On the client side, let's assume that each microserver has a Gigabit Ethernet (GigE) link to a network to which the NAS server connects. Let's also assume the server doesn't use the local disk for storage or that the node is basically diskless.
Even if we play "best case" and assume maybe one out of ten servers is using the NAS storage, we still need 28.8 10GigE links, or 7.2 40GigE links, or 5.2 FDR IB links. This is still quite a bit of NAS performance.
Because of the extreme densities that microservers offer, you could need an uber-powerful NAS storage solution for every rack. Obviously this is an untenable situation. Or is it?

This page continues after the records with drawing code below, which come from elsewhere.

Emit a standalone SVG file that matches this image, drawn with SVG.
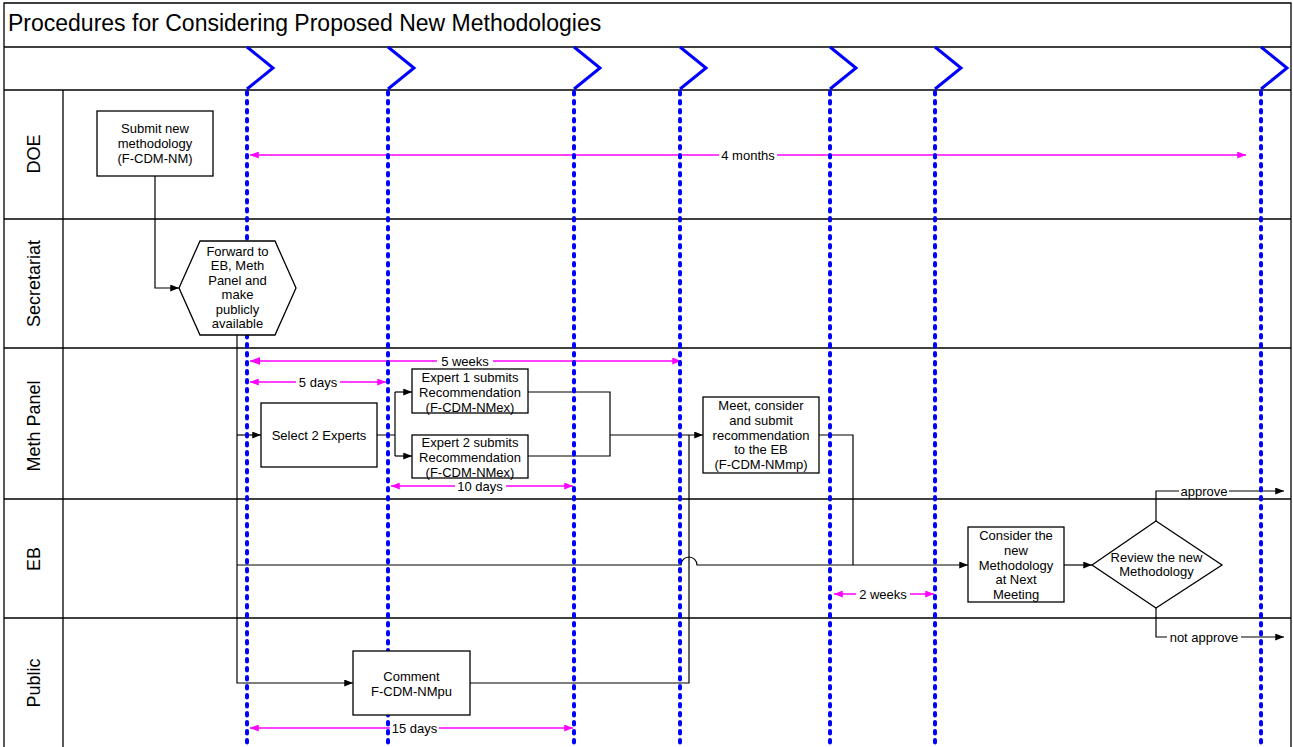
<svg xmlns="http://www.w3.org/2000/svg" width="1293" height="747" viewBox="0 0 1293 747">
<defs>
<style>
text{font-family:"Liberation Sans",Arial,sans-serif;fill:#000}
.t{font-size:13px;text-anchor:middle}
.lane{stroke:#000;stroke-width:1.3;fill:none}
.c{stroke:#000;stroke-width:1.2;fill:none}
.ca{stroke:#000;stroke-width:1.2;fill:none;marker-end:url(#ab)}
.dim{stroke:#ff00ff;stroke-width:1.5;fill:none;marker-start:url(#am);marker-end:url(#am)}
.dim1{stroke:#ff00ff;stroke-width:1.5;fill:none;marker-end:url(#am)}
.dot{stroke:#0000ff;stroke-width:4;stroke-dasharray:2.5 6.5;stroke-linecap:round;fill:none}
.chev{stroke:#0000ff;stroke-width:3;fill:none}
.box{fill:#fff;stroke:#000;stroke-width:1.3}
.lbl{font-size:18px;text-anchor:middle}
.bg{fill:#fff}
</style>
<marker id="ab" viewBox="0 0 10 8" refX="10" refY="4" markerWidth="9" markerHeight="7" orient="auto" markerUnits="userSpaceOnUse"><path d="M0,0 L10,4 L0,8 z" fill="#000"/></marker>
<marker id="am" viewBox="0 0 10 8" refX="10" refY="4" markerWidth="9" markerHeight="7" orient="auto-start-reverse" markerUnits="userSpaceOnUse"><path d="M0,0 L10,4 L0,8 z" fill="#ff00ff"/></marker>
</defs>
<rect width="1293" height="747" fill="#fff"/>

<g id="frame">
<path class="lane" d="M4,748 V3 H1291 V748"/>
<line class="lane" x1="4" y1="47" x2="1291" y2="47" stroke-width="1.6"/>
<line class="lane" x1="4" y1="90" x2="1291" y2="90" stroke-width="1.6"/>
<line class="lane" x1="63" y1="90" x2="63" y2="748"/>
<line class="lane" x1="4" y1="219" x2="1291" y2="219"/>
<line class="lane" x1="4" y1="348" x2="1291" y2="348"/>
<line class="lane" x1="4" y1="499" x2="1291" y2="499"/>
<line class="lane" x1="4" y1="618" x2="1291" y2="618"/>
<text x="8" y="31" font-size="23">Procedures for Considering Proposed New Methodologies</text>
<text class="lbl" transform="translate(40,154) rotate(-90)">DOE</text>
<text class="lbl" transform="translate(40,283.5) rotate(-90)">Secretariat</text>
<text class="lbl" transform="translate(40,426) rotate(-90)">Meth Panel</text>
<text class="lbl" transform="translate(40,559) rotate(-90)">EB</text>
<text class="lbl" transform="translate(40,683) rotate(-90)">Public</text>
</g>

<g id="connectors">
<path class="ca" d="M155,176 V288 H179"/>
<path class="ca" d="M237,335 V683 H353"/>
<path class="ca" d="M237,435 H261"/>
<path class="ca" d="M237,565 H681 A8,8 0 0 1 697,565 H968"/>
<path class="c" d="M377,435 H395 M395,392 V456"/>
<path class="ca" d="M395,392 H412"/>
<path class="ca" d="M395,456 H412"/>
<path class="c" d="M528,392 H610 V456 H528"/>
<path class="ca" d="M610,435 H703"/>
<path class="c" d="M470,683 H689 V435"/>
<path class="c" d="M819,435 H853 V565"/>
<path class="ca" d="M1064,565 H1092"/>
<path class="ca" d="M1156,521 V491 H1284"/>
<path class="ca" d="M1156,608 V637 H1284"/>
<rect class="bg" x="1179" y="484" width="50" height="14"/>
<text class="t" x="1204" y="495.5">approve</text>
<rect class="bg" x="1167" y="630" width="74" height="14"/>
<text class="t" x="1204" y="641.5">not approve</text>
</g>

<g id="durations">
<line class="dim" x1="250" y1="155" x2="1246" y2="155"/>
<rect class="bg" x="719" y="148" width="58" height="14"/>
<text class="t" x="748" y="159.5">4 months</text>
<line class="dim1" x1="250" y1="361" x2="681" y2="361"/>
<path d="M250,361 l10,-4 v8 z" fill="#ff00ff"/>
<rect class="bg" x="437" y="354" width="56" height="14"/>
<text class="t" x="465" y="365.5">5 weeks</text>
<line class="dim" x1="250" y1="382" x2="386" y2="382"/>
<rect class="bg" x="296" y="375" width="44" height="14"/>
<text class="t" x="318" y="386.5">5 days</text>
<line class="dim" x1="391" y1="486" x2="573" y2="486"/>
<rect class="bg" x="455" y="479" width="51" height="14"/>
<text class="t" x="480" y="490.5">10 days</text>
<line class="dim" x1="834" y1="594" x2="934" y2="594"/>
<rect class="bg" x="856" y="587" width="54" height="14"/>
<text class="t" x="883" y="598.5">2 weeks</text>
<line class="dim" x1="250" y1="728" x2="573" y2="728"/>
<rect class="bg" x="390" y="721" width="49" height="14"/>
<text class="t" x="414.5" y="732.5">15 days</text>
</g>

<g id="milestones">
<line class="dot" x1="247" y1="92" x2="247" y2="747"/>
<line class="dot" x1="388" y1="92" x2="388" y2="747"/>
<line class="dot" x1="574" y1="92" x2="574" y2="747"/>
<line class="dot" x1="680" y1="92" x2="680" y2="747"/>
<line class="dot" x1="830" y1="92" x2="830" y2="747"/>
<line class="dot" x1="935" y1="92" x2="935" y2="747"/>
<line class="dot" x1="1261" y1="92" x2="1261" y2="747"/>
<polyline class="chev" points="247,47 273,68 247,89"/>
<polyline class="chev" points="388,47 414,68 388,89"/>
<polyline class="chev" points="574,47 600,68 574,89"/>
<polyline class="chev" points="680,47 706,68 680,89"/>
<polyline class="chev" points="830,47 856,68 830,89"/>
<polyline class="chev" points="935,47 961,68 935,89"/>
<polyline class="chev" points="1261,47 1287,68 1261,89"/>
</g>

<g id="submit">
<rect class="box" x="97" y="111" width="116" height="65"/>
<text class="t" x="155" y="132.5">Submit new</text>
<text class="t" x="155" y="147.5">methodology</text>
<text class="t" x="155" y="162.5">(F-CDM-NM)</text>
</g>

<g id="forward">
<polygon class="box" points="179,288 200,241 275,241 296,288 275,335 200,335"/>
<text class="t" x="237.5" y="255.5">Forward to</text>
<text class="t" x="237.5" y="270">EB, Meth</text>
<text class="t" x="237.5" y="284.5">Panel and</text>
<text class="t" x="237.5" y="299">make</text>
<text class="t" x="237.5" y="313.5">publicly</text>
<text class="t" x="237.5" y="328">available</text>
</g>

<g id="select">
<rect class="box" x="261" y="403" width="116" height="64"/>
<text class="t" x="319" y="439.5">Select 2 Experts</text>
</g>

<g id="expert1">
<rect class="box" x="412" y="369" width="116" height="44"/>
<text class="t" x="470" y="381.5">Expert 1 submits</text>
<text class="t" x="470" y="396.5">Recommendation</text>
<text class="t" x="470" y="411.5">(F-CDM-NMex)</text>
</g>

<g id="expert2">
<rect class="box" x="412" y="435" width="116" height="43"/>
<text class="t" x="470" y="446.5">Expert 2 submits</text>
<text class="t" x="470" y="461.5">Recommendation</text>
<text class="t" x="470" y="476.5">(F-CDM-NMex)</text>
</g>

<g id="meet">
<rect class="box" x="703" y="397" width="116" height="76"/>
<text class="t" x="761" y="409.5">Meet, consider</text>
<text class="t" x="761" y="424.5">and submit</text>
<text class="t" x="761" y="439.5">recommendation</text>
<text class="t" x="761" y="453.5">to the EB</text>
<text class="t" x="761" y="468.5">(F-CDM-NMmp)</text>
</g>

<g id="comment">
<rect class="box" x="353" y="651" width="117" height="64"/>
<text class="t" x="411.5" y="680.5">Comment</text>
<text class="t" x="411.5" y="695.5">F-CDM-NMpu</text>
</g>

<g id="consider">
<rect class="box" x="968" y="527" width="96" height="75"/>
<text class="t" x="1016" y="539.5">Consider the</text>
<text class="t" x="1016" y="554.5">new</text>
<text class="t" x="1016" y="569.5">Methodology</text>
<text class="t" x="1016" y="583.5">at Next</text>
<text class="t" x="1016" y="598.5">Meeting</text>
</g>

<g id="review">
<polygon class="box" points="1092,565 1156,521 1222,565 1156,608"/>
<text class="t" x="1156.5" y="561.5">Review the new</text>
<text class="t" x="1156.5" y="575.5">Methodology</text>
</g>
</svg>
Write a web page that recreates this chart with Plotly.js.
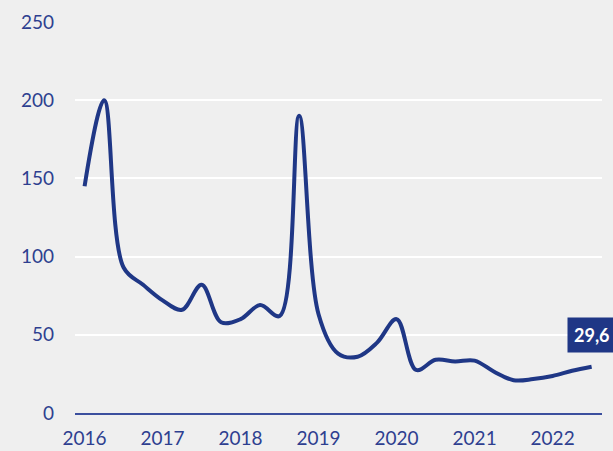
<!DOCTYPE html>
<html>
<head>
<meta charset="utf-8">
<script src="https://cdn.plot.ly/plotly-3.0.1.min.js"></script>
<style>html,body{margin:0;padding:0;background:#efefef;}#chart{width:613px;height:451px;}</style>
</head>
<body>
<div id="chart"></div>
<script>
// Quarterly observations (decimal year)
const dates = [2016.0, 2016.25, 2016.5, 2016.75, 2017.0, 2017.25, 2017.5, 2017.75,
               2018.0, 2018.25, 2018.5, 2018.75, 2019.0, 2019.25, 2019.5, 2019.75,
               2020.0, 2020.25, 2020.5, 2020.75, 2021.0, 2021.25, 2021.5, 2021.75,
               2022.0, 2022.25, 2022.5];
const values = [145, 200, 93, 82, 72, 66, 82, 58,
                60, 69, 62, 190, 63, 38, 36, 45,
                60, 27.5, 34, 33, 33.5, 26.4, 21, 21.7,
                23.7, 27, 29.6];
const tickVals = [2016, 2017, 2018, 2019, 2020, 2021, 2022];
const tickText = ['2016', '2017', '2018', '2019', '2020', '2021', '2022'];
const lastLabel = '29,6';

const blue = '#1f3786';
const trace = {
  x: dates, y: values, type: 'scatter', mode: 'lines',
  line: {color: blue, width: 4, shape: 'spline', smoothing: 1},
  hoverinfo: 'skip'
};
const layout = {
  width: 613, height: 451,
  paper_bgcolor: '#efefef', plot_bgcolor: '#efefef',
  margin: {l: 75, r: 11, t: 22, b: 38},
  showlegend: false,
  font: {family: 'Lato, sans-serif', color: '#2e3f90', size: 19},
  xaxis: {
    range: [2015.877, 2022.633], tickvals: tickVals, ticktext: tickText,
    showgrid: false, zeroline: false, showline: true, linecolor: '#3b4f9e', linewidth: 2,
    ticks: '', ticklabelstandoff: 7, tickfont: {size: 19, color: '#2e3f90'}
  },
  yaxis: {
    range: [0, 250], dtick: 50, tick0: 0,
    showgrid: true, gridcolor: '#ffffff', gridwidth: 2, zeroline: false,
    showline: false, ticks: '', ticklabelstandoff: 20,
    tickfont: {size: 19, color: '#2e3f90'}
  },
  annotations: [{
    x: dates[dates.length - 1], y: values[values.length - 1], xref: 'x', yref: 'y',
    text: '<b>' + lastLabel + '</b>', showarrow: false,
    xanchor: 'center', yanchor: 'bottom', yshift: 14,
    bgcolor: blue, borderpad: 6,
    font: {family: 'Lato, sans-serif', size: 18, color: '#ffffff'}
  }]
};
Plotly.newPlot('chart', [trace], layout, {displayModeBar: false, staticPlot: true});
</script>
</body>
</html>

NAS In The Rack Option (NITRO)
What is needed for microservers is something in-between local storage and a big, bad, centralized NAS (BBC-NAS). I call it NITRO (NAS In The Rack Option). The idea is to push a reasonably sized NAS into the rack with a subset of the microservers rather than have a BCC-NAS for everything. This storage is intended to be a fast-scratch or working space storage solution that is not necessarily backed up on a regular schedule.
This solution allows a certain number of microservers to have their "own" NAS box to use for network storage. Then, periodically, the data is copied or "rsync-ed" to the BBC-NAS (Big, Bad, Central NAS).
I would like to lay claim to this idea, but all I can lay claim to is the acronym. In my day job, I have seen a few customers implement this idea with great success. These customers have shown that this is definitely doable — if you carefully plan the NITRO solutions, how you manage them, and how data moves to and from them.
NITRO effectively creates two layers of network storage. The first "NITRO" layer, the one highest up the storage pyramid, provides NAS storage that is close to the servers. The second layer of NAS, the BBC-NAS, is further down the storage pyramid and doesn't have to have the performance that would necessary if it were catering to the entire rack. Sounds pretty reasonable, so let's go a step further and examine what a NITRO would look like.
Recall that there are microservers that can fit up to 288 servers into a single 4U chassis (probably diskless). Again assuming that each server has a single GigE, then you have 288 GigE lines coming from the servers. In the worst case of all servers in a single 4U chassis communicating to a single NITRO at the same time, this is the same as 28.8 10GigE lines, or 7.2 40GigE lines, or 5.14 FDR IB lines. If we go back to assuming that only 1/10 of those servers are communicating at one time, the NITRO only needs 28.8 GigE lines, or 2.88 10GigE lines, or 0.72 40GigE lines, or 0.51 FDR IB lines. This configuration sounds very reasonable for a NAS solution.
In the case where each server has some local storage, then there are perhaps 96 servers in 4U. If each server has a single GigE line, then in the worst case with all servers communicating at the same time, you have 96 Gbps going to the NAS gateway or about 10x 10GigE lines (2.5x 40GigE). If we use the 10:1 ratio, this changes to one 10GigE and 40GigE becomes overkill. Again, a very reasonable configuration for a NAS solution.